Let’s see, what’s next? Oh yeah. Bytecodes are always slow. No argument here. C++ will always beat a bytecode based engine. And C will almost always beat C++. And assembler (in the right hands) will usually beat C. But wait… Isn’t Java bytecode based? And doesn’t Java 6 perform on the same level as C in many cases, and in some cases performing better than C? Well, yes, it does… And wasn’t Smalltalk always based on bytecodes? Most Smalltalk engines performed very well. Why is MRI switching to bytecodes for 1.9? And why has Python always been bytecode based? And why is the CLR bytecode based? Why was even Pascal using bytecodes back in the day? (OK, that is cheating… Pascal used bytecodes for portability, not performance, but it still worked well in that aspect too). Erlang is bytecode based.

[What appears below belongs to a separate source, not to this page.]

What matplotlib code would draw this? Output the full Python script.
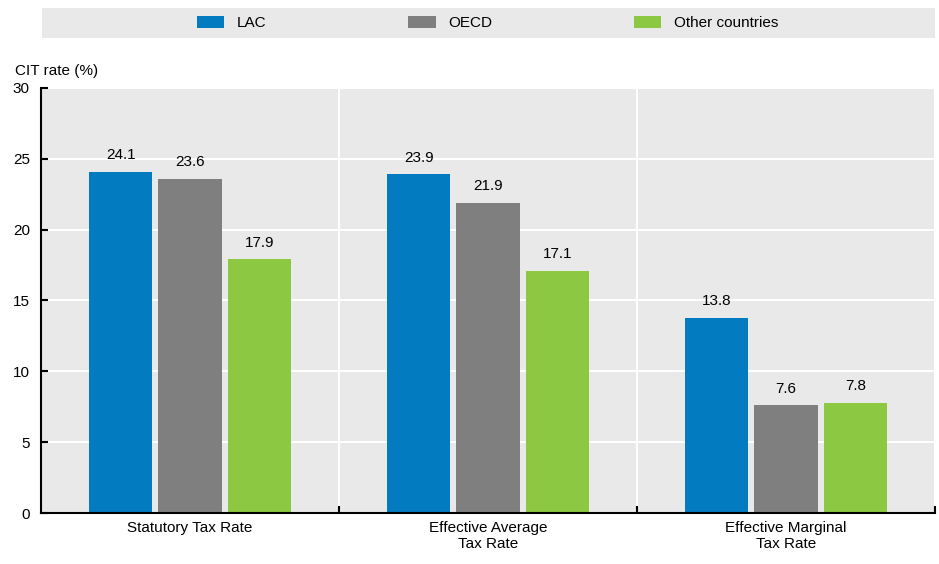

Basically, there are some cases where a static language will benefit from straight compilation down to hardware machine codes. OCaML is a typical example of such a language. Due to the extremely stringent type requirements of the language, the emitted code is usually faster than C. But that is the exception, and only works for bondage-tightly typed languages. When talking dynamic languages, bytecodes is the real path to good performance. Granted, a naive implementation of a bytecode engine will not perform well. But that is true for a compiler too. The difference is that the part interpreting bytecodes is usually a quite small part of the whole runtime system, and it can be switched out for better performance, piecemal or all together.

There are other reasons. For example, statically typed languages like Java and the CLR family of languages use bytecodes because it gives the runtime system the opportunity to dynamically change the machine code running based on statistics and criteria found out during runtime. This means that your application will actually have better performance in the parts where it counts, and the parts that are not heavily used will not be optimized. (That’s what HotSpot does, for example). This is not possible in a clean compilation to machine code. Java would never have had the performance it has now if it weren’t for the bytecodes.

So please, stop spreading this myth. It is NOT true and it has NEVER been true.